Putting a home into a trust has several benefits, from avoiding the lengthy probate process to providing potential tax advantages. This article discusses some of the intricacies of trusts and the importance of consulting with an experienced estate planning attorney.

What Is a Trust and Why Is It Important?

A trust is a legal arrangement where one person (the grantor) transfers ownership of their assets, like a house, to a trustee. The trustee holds and manages these assets on behalf of the named beneficiaries. One main benefit of putting property in a trust is to avoid probate, which can be a time-consuming and expensive legal process. The trust allows assets to be transferred to beneficiaries without the intervention of a probate court.

What Role Does the Trustee Have?

With a revocable living trust, you, as the original homeowner, will usually name yourself as the trustee, so you have control of the trust and the property. However, the original owner can name someone else as the trustee. This can be helpful in case the original owner dies and the real estate is distributed to the grantor’s beneficiaries according to the terms of the trust agreement. The trustee manages the property for the benefit of the grantor and any named beneficiaries of the grantor’s estate.

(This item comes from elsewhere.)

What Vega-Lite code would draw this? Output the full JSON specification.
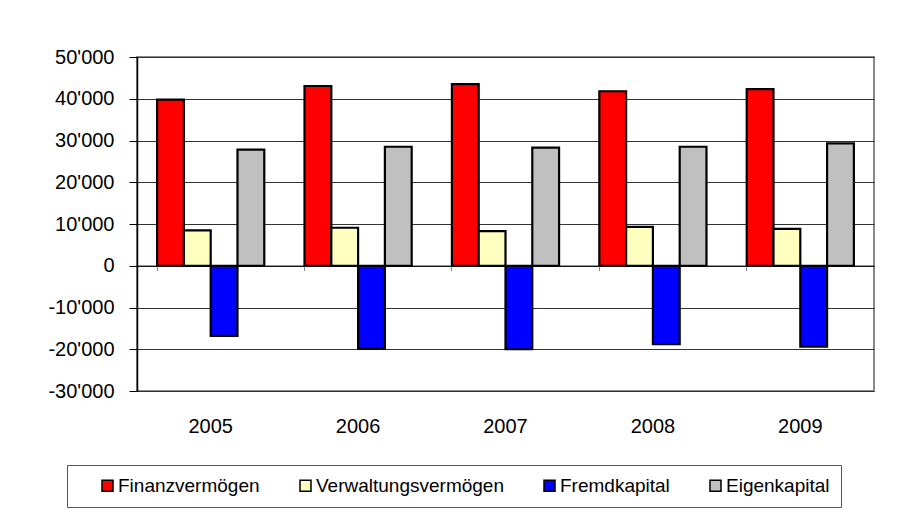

Benefits of Putting Your Home in a Trust

Avoiding the Cost and Time of Probate

By transferring ownership of your home into a trust, you can ensure that it passes directly to your chosen beneficiaries upon your death without the need to go through probate. Probate costs are borne by the estate and, thus, the beneficiaries. Probate also takes time, and while probate is in process, homes need maintenance, taxes need to be paid and costs add up. If the house is sitting empty, it can become a target for thieves and property scammers. If the trust is an irrevocable trust, it can also help protect assets from potential creditors and may even provide estate tax advantages.

Keeping the Transfer of the Home Private

If the house goes through probate, the transfer of property becomes part of the court and public record, and anyone will be able to see who inherited the home. When family dynamics are complicated, this can create long-lasting family battles.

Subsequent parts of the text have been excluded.